■ **PROBLEM DESCRIPTION**
The line containing "import matplotlib.pyplot as plt" marks the end: extract everything from the first line of the data through that line, exactly, with no pictures.

■ **SOURCE MATERIAL**

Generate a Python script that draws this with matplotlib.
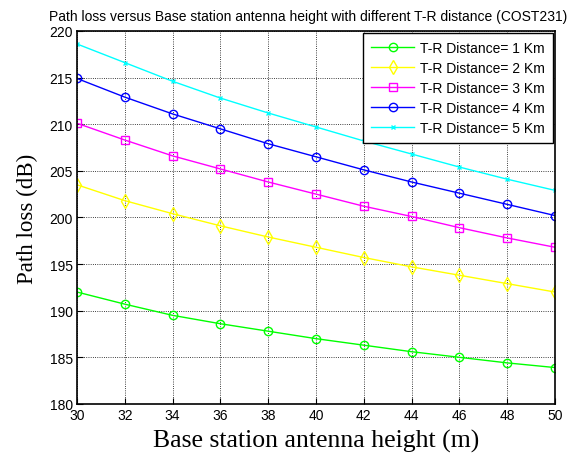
import numpy as np
import matplotlib.pyplot as plt

heights = [30, 32, 34, 36, 38, 40, 42, 44, 46, 48, 50]
loss_1km = [192.0, 190.7, 189.5, 188.6, 187.8, 187.0, 186.3, 185.6, 185.0, 184.4, 183.9]
loss_2km = [203.5, 201.8, 200.4, 199.1, 197.9, 196.8, 195.7, 194.7, 193.8, 192.9, 192.0]
loss_3km = [210.1, 208.3, 206.6, 205.2, 203.8, 202.5, 201.2, 200.1, 198.9, 197.8, 196.8]
loss_4km = [214.9, 212.9, 211.1, 209.5, 207.9, 206.5, 205.1, 203.8, 202.6, 201.4, 200.2]
loss_5km = [218.6, 216.6, 214.6, 212.8, 211.2, 209.7, 208.2, 206.8, 205.4, 204.1, 202.9]

plt.rcParams['font.family'] = 'Liberation Sans'

fig = plt.figure(figsize=(5.85, 4.56), dpi=100)
ax = fig.add_axes([0.1316, 0.112, 0.8171, 0.818])

ms = 6
ax.plot(heights, loss_1km, color='#00ff00', marker='o', ms=ms, mfc='none', lw=1,
        label='T-R Distance= 1 Km')
ax.plot(heights, loss_2km, color='#ffff00', marker='d', ms=7, mfc='none', lw=1,
        label='T-R Distance= 2 Km')
ax.plot(heights, loss_3km, color='#ff00ff', marker='s', ms=ms, mfc='none', lw=1,
        label='T-R Distance= 3 Km')
ax.plot(heights, loss_4km, color='#0000ff', marker='o', ms=ms, mfc='none', lw=1,
        label='T-R Distance= 4 Km')
ax.plot(heights, loss_5km, color='#00ffff', marker='x', ms=3.5, lw=1,
        label='T-R Distance= 5 Km')

ax.set_xlim(30, 50)
ax.set_ylim(180, 220)
ax.set_xticks(range(30, 51, 2))
ax.set_yticks(range(180, 221, 5))
ax.tick_params(direction='in', labelsize=10, length=4, pad=3)
ax.grid(True, color='black', linestyle=':', lw=0.6)
for s in ax.spines.values():
    s.set_linewidth(1.2)

ax.set_title('Path loss versus Base station antenna height with different T-R distance (COST231)',
             fontsize=10, pad=8, x=0.483)
ax.set_xlabel('Base station antenna height (m)', family='Liberation Serif', fontsize=18.5, labelpad=5)
ax.set_ylabel('Path loss (dB)', family='Liberation Serif', fontsize=16.5, labelpad=8)

leg = ax.legend(loc='upper right', fontsize=10, fancybox=False, edgecolor='black',
                framealpha=1, borderaxespad=0.15, handlelength=3.1, labelspacing=0.42,
                borderpad=0.6, handletextpad=0.4)
leg.get_frame().set_linewidth(1)

fig.savefig('out.png', dpi=100)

■ **SOLUTION BELOW**
Generate a Python script that draws this with matplotlib.
import numpy as np
import matplotlib.pyplot as plt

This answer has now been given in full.